As well by the time you do a 100 page layout you will never want to do another again..............
 
20 pages seems to be the standard minimum size...or at least a low as you would want to go. 100 seems like way too many...figuring that you will have an average of a couple images per page and even a great photographer probably won't have 100 'album quality' shots in a wedding. To me, the album should have the best of the best images...it should be a work of art that strangers would enjoy looking at. Not 30 pages of drunk guests dancing at the reception. But of course, you want to give the client what they want.

Some people do seem to want proof book style album pages, where they can get all the keepers in a nice book, rather than sliding the prints into a cheap photo album. Of course, you could do a combination but it's up to you.

I've seen some photographers charge by the image, but most seem to charge by the page (side). Usually a base charge (or say 20 sides) plus XX$ per additional side...$20, $40, $75 each etc.

The big money making techneque for wedding albums, is 'pre-designing'. Basically, you start by selling them a certain number of pages (say 40 sides), this is part of your price/package from the start...but you tell them that you will design more and they can add them for XX per page. So after the wedding is done and paid for, you design the album, but with 80 pages instead of 40...and tell them that they can pick their favorite 40 for the price they have already paid...or they can add more (at a cost). The photographers who are good at album design (or having them designed) are finding than many clients spend a lot of extra money for those extra pages...often, they don't cut any and just pay for all the extra pages. That is a lot of extra income. Some might think this is a shady practice...but the key is to be upfront about this to the clients, right from the start.

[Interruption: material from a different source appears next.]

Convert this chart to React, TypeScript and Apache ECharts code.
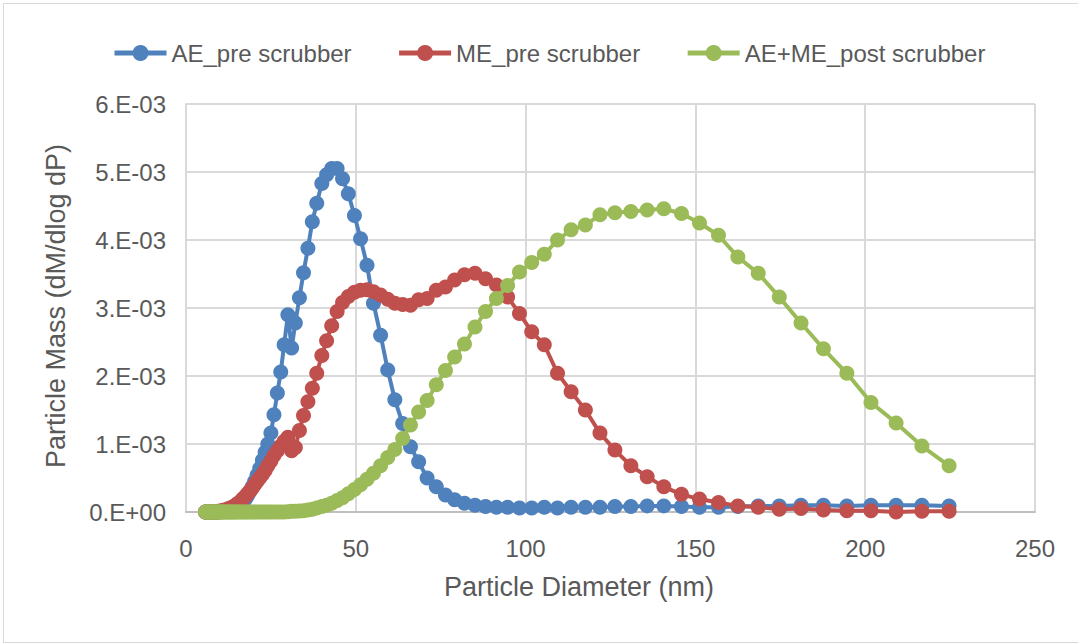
import React, { useEffect, useRef } from "react";
import * as echarts from "echarts";

// Particle diameter (nm), SMPS channel midpoints
const diameters = [
  5.73, 5.94, 6.15, 6.38, 6.61, 6.85, 7.10, 7.37, 7.64, 7.91, 8.20, 8.51, 8.82, 9.14, 9.47, 9.82,
  10.2, 10.6, 10.9, 11.3, 11.8, 12.2, 12.6, 13.1, 13.6, 14.1, 14.6, 15.1, 15.7, 16.3, 16.8, 17.5,
  18.1, 18.8, 19.5, 20.2, 20.9, 21.7, 22.5, 23.3, 24.1, 25.0, 25.9, 26.9, 27.9, 28.9, 30.0, 31.1,
  32.2, 33.4, 34.6, 35.9, 37.2, 38.5, 40.0, 41.4, 42.9, 44.5, 46.1, 47.8, 49.6, 51.4, 53.3, 55.2,
  57.3, 59.4, 61.5, 63.8, 66.1, 68.5, 71.0, 73.7, 76.4, 79.1, 82.0, 85.1, 88.2, 91.4, 94.7, 98.2,
  101.8, 105.5, 109.4, 113.4, 117.6, 121.9, 126.3, 131.0, 135.8, 140.7, 145.9, 151.2, 156.8, 162.5,
  168.5, 174.7, 181.1, 187.7, 194.6, 201.7, 209.1, 216.7, 224.7,
];

// Values in units of 1E-03
const aePre = [
  0, 0, 0, 0, 0, 0, 0, 0, 0, 0, 0, 0, 0, 0, 0, 0,
  0.01, 0.01, 0.01, 0.01, 0.01, 0.02, 0.02, 0.02, 0.03, 0.04, 0.05, 0.06, 0.08, 0.11, 0.14, 0.19,
  0.24, 0.30, 0.37, 0.45, 0.54, 0.64, 0.76, 0.88, 1.00, 1.16, 1.43, 1.75, 2.06, 2.46, 2.90, 2.41,
  2.78, 3.15, 3.52, 3.88, 4.27, 4.54, 4.83, 4.96, 5.05, 5.05, 4.90, 4.68, 4.36, 4.02, 3.63, 3.07,
  2.60, 2.09, 1.65, 1.30, 0.96, 0.74, 0.50, 0.37, 0.25, 0.18, 0.13, 0.10, 0.08, 0.07, 0.07, 0.06,
  0.06, 0.07, 0.06, 0.07, 0.07, 0.07, 0.08, 0.08, 0.09, 0.09, 0.08, 0.07, 0.07, 0.08,
  0.09, 0.09, 0.10, 0.10, 0.09, 0.10, 0.10, 0.10, 0.09,
];

const mePre = [
  0, 0, 0, 0, 0, 0, 0, 0, 0, 0, 0, 0, 0, 0.005, 0.01, 0.01,
  0.01, 0.02, 0.02, 0.03, 0.03, 0.04, 0.05, 0.06, 0.07, 0.08, 0.10, 0.12, 0.14, 0.17, 0.20, 0.23,
  0.27, 0.31, 0.35, 0.40, 0.45, 0.50, 0.55, 0.61, 0.68, 0.75, 0.83, 0.90, 0.97, 1.04, 1.10, 0.90,
  0.95, 1.20, 1.42, 1.62, 1.82, 2.04, 2.30, 2.52, 2.74, 2.95, 3.08, 3.17, 3.23, 3.26, 3.27, 3.24,
  3.19, 3.13, 3.07, 3.05, 3.04, 3.12, 3.14, 3.26, 3.31, 3.41, 3.49, 3.51, 3.43, 3.34, 3.16, 2.92,
  2.65, 2.46, 2.04, 1.77, 1.50, 1.16, 0.91, 0.68, 0.52, 0.37, 0.26, 0.19, 0.14, 0.09,
  0.07, 0.04, 0.05, 0.03, 0.02, 0.02, 0.00, 0.01, 0.01,
];

const aeMePost = [
  0, 0, 0, 0, 0, 0, 0, 0, 0, 0, 0, 0, 0, 0, 0, 0,
  0, 0, 0, 0, 0, 0, 0, 0, 0, 0, 0, 0, 0, 0, 0, 0,
  0, 0, 0, 0, 0, 0, 0, 0, 0, 0, 0, 0, 0, 0, 0.005, 0.01,
  0.01, 0.015, 0.02, 0.03, 0.04, 0.06, 0.08, 0.10, 0.13, 0.17, 0.21, 0.27, 0.33, 0.40, 0.48, 0.57,
  0.68, 0.80, 0.92, 1.08, 1.28, 1.47, 1.64, 1.87, 2.08, 2.28, 2.47, 2.72, 2.95, 3.14, 3.33, 3.53,
  3.67, 3.79, 4.00, 4.15, 4.22, 4.37, 4.40, 4.42, 4.44, 4.46, 4.39, 4.25, 4.07, 3.75,
  3.51, 3.16, 2.78, 2.40, 2.04, 1.61, 1.31, 0.97, 0.68,
];

const seriesNames = ["AE_pre scrubber", "ME_pre scrubber", "AE+ME_post scrubber"];
const seriesColors = ["#4F81BD", "#C0504D", "#9BBB59"];
const yTickLabels = ["0.E+00", "1.E-03", "2.E-03", "3.E-03", "4.E-03", "5.E-03", "6.E-03"];
const xTitle = "Particle Diameter (nm)";
const yTitle = "Particle Mass (dM/dlog dP)";

export default function App() {
  const ref = useRef<HTMLDivElement>(null);

  useEffect(() => {
    if (!ref.current) return;
    const chart = echarts.init(ref.current, null, { renderer: "svg" });
    const font = "'Liberation Sans', Arial, sans-serif";
    const values = [aePre, mePre, aeMePost];
    const series = seriesNames.map((name, k) => ({
      name,
      type: "line",
      data: diameters.map((d, i) => [d, values[k][i]]),
      symbol: "circle",
      symbolSize: 15,
      showSymbol: true,
      showAllSymbol: true,
      itemStyle: { color: seriesColors[k] },
      lineStyle: { color: seriesColors[k], width: 4 },
      emphasis: { disabled: true },
      z: 2 + k,
    }));

    chart.setOption({
      animation: false,
      textStyle: { fontFamily: font },
      legend: {
        left: 107,
        top: 36,
        itemWidth: 52,
        itemHeight: 20,
        itemGap: 45,
        data: seriesNames,
        lineStyle: { width: 5 },
        textStyle: { fontSize: 24, color: "#595959", fontFamily: font },
      },
      grid: { left: 186, right: 43, top: 104, bottom: 132 },
      xAxis: {
        type: "value",
        min: 0,
        max: 250,
        interval: 50,
        axisLine: { show: true, lineStyle: { color: "#bfbfbf", width: 2 } },
        axisTick: { show: false },
        splitLine: { show: true, lineStyle: { color: "#d9d9d9", width: 2 } },
        axisLabel: { fontSize: 24, color: "#595959", margin: 24, fontFamily: font },
      },
      yAxis: {
        type: "value",
        min: 0,
        max: 6,
        interval: 1,
        axisLine: { show: true, lineStyle: { color: "#d9d9d9", width: 2 } },
        axisTick: { show: false },
        splitLine: { show: true, lineStyle: { color: "#d9d9d9", width: 2 } },
        axisLabel: {
          fontSize: 24,
          color: "#595959",
          margin: 20,
          fontFamily: font,
          formatter: (v: number) => yTickLabels[Math.round(v)] ?? "",
        },
      },
      graphic: [
        {
          type: "text",
          x: 579,
          y: 587,
          style: {
            text: xTitle,
            fontSize: 27,
            fontFamily: font,
            fill: "#595959",
            align: "center",
            verticalAlign: "middle",
          },
        },
        {
          type: "text",
          x: 56,
          y: 306,
          rotation: Math.PI / 2,
          style: {
            text: yTitle,
            fontSize: 27,
            fontFamily: font,
            fill: "#595959",
            align: "center",
            verticalAlign: "middle",
          },
        },
      ],
      series,
    });

    return () => chart.dispose();
  }, []);

  return (
    <div style={{ position: "absolute", left: 0, top: 0, width: 1078, height: 644, background: "#fff" }}>
      <div
        style={{
          position: "absolute",
          left: 3,
          top: 3,
          width: 1075,
          height: 640,
          boxSizing: "border-box",
          borderLeft: "1px solid #d9d9d9",
          borderTop: "1px solid #d9d9d9",
          borderBottom: "1px solid #d9d9d9",
        }}
      />
      <div ref={ref} style={{ position: "absolute", left: 0, top: 0, width: 1078, height: 644 }} />
    </div>
  );
}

Anyway, what do you consider "lower-mid range"? Pro quality albums will probably cost you several hundred dollars...but there are plenty of options that affect the price. Most of the pro album companies don't make their prices public, you have to sign up (as a pro photographer) before they will show you a price list.

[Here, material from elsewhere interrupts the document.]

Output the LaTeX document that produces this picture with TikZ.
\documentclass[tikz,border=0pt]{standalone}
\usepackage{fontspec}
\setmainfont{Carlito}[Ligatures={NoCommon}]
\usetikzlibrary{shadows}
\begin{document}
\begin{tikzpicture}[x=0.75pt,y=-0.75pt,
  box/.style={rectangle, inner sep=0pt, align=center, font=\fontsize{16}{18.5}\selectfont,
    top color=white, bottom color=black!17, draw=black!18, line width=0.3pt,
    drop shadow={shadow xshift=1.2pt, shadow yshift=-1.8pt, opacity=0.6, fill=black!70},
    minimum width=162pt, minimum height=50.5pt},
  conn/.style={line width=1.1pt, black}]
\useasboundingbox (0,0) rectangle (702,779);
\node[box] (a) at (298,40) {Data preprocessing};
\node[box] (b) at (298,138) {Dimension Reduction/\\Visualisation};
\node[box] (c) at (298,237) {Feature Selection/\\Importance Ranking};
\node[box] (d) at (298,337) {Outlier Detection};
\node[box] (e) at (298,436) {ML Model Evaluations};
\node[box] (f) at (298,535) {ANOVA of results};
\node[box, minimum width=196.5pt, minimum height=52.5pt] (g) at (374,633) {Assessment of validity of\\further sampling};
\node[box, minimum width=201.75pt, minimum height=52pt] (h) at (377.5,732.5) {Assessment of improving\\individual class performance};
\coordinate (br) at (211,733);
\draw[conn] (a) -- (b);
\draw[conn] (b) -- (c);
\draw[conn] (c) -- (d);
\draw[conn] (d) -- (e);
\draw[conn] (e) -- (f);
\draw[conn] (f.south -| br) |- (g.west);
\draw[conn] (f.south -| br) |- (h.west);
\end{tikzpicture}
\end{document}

There are a few posts around here with a list of links for album companies to check out.
 
This is exactly what we do. We design for 40 pages, they have to pick 20 pages(40 sides). Most often they keep all 40, if not close to it. This increases the price of the book a lot. we charge $50 extra per page.
 
Good to hear 20-40 is normal. I figured it was something like 20 was normal, and that 100 was a bit crazy. :)

I dont suppose anyone here knows of any great tutorials for designing traditional wedding albums? Including the proper order of pictures from ceremony to reception, and formal and group shots. Also how to put together an album, each page.

I was thinking something like $75 for a lower end album for those that are on a budget. $150 for medium, and everything else high end.
 
It's pretty hard to get a good quality album for $150, including prints, unless you are looking for coffee table, sort of soft bound pages (something like what you would see in a magazine)

From my experience (many many feedback from couples) find that albums feel like a 'wedding album' when its sorta off the charts, a big album, hard bound and thick pages. They like it when it looks grand, a once in a lifetime album that they usually will not get for any other reason (it would seem less suitable, though i am sure there are, to have a 12x15 or bigger album for stuff like family portraits etc)

No doubt many coffee table books look nice and have worked for many photographers, but nothing beats it when u plunk down a huge, grand looking album in front of them.

Just my .02 :D

jlykins gave an amazing idea :D design more.. usually when u put it right in front of them, beautifully designed, it's hard for them to turn it down.
 
100 is DEFINITELY too many. We're in the 20-40 range as well. With 100 you're missing the entire point of having the album. The album is supposed to be a way to get your favorite pictures in a nice design. Plus when you're showing off your wedding photos to your friends in an album they don't have so sit through an hour of looking at all your wedding pictures.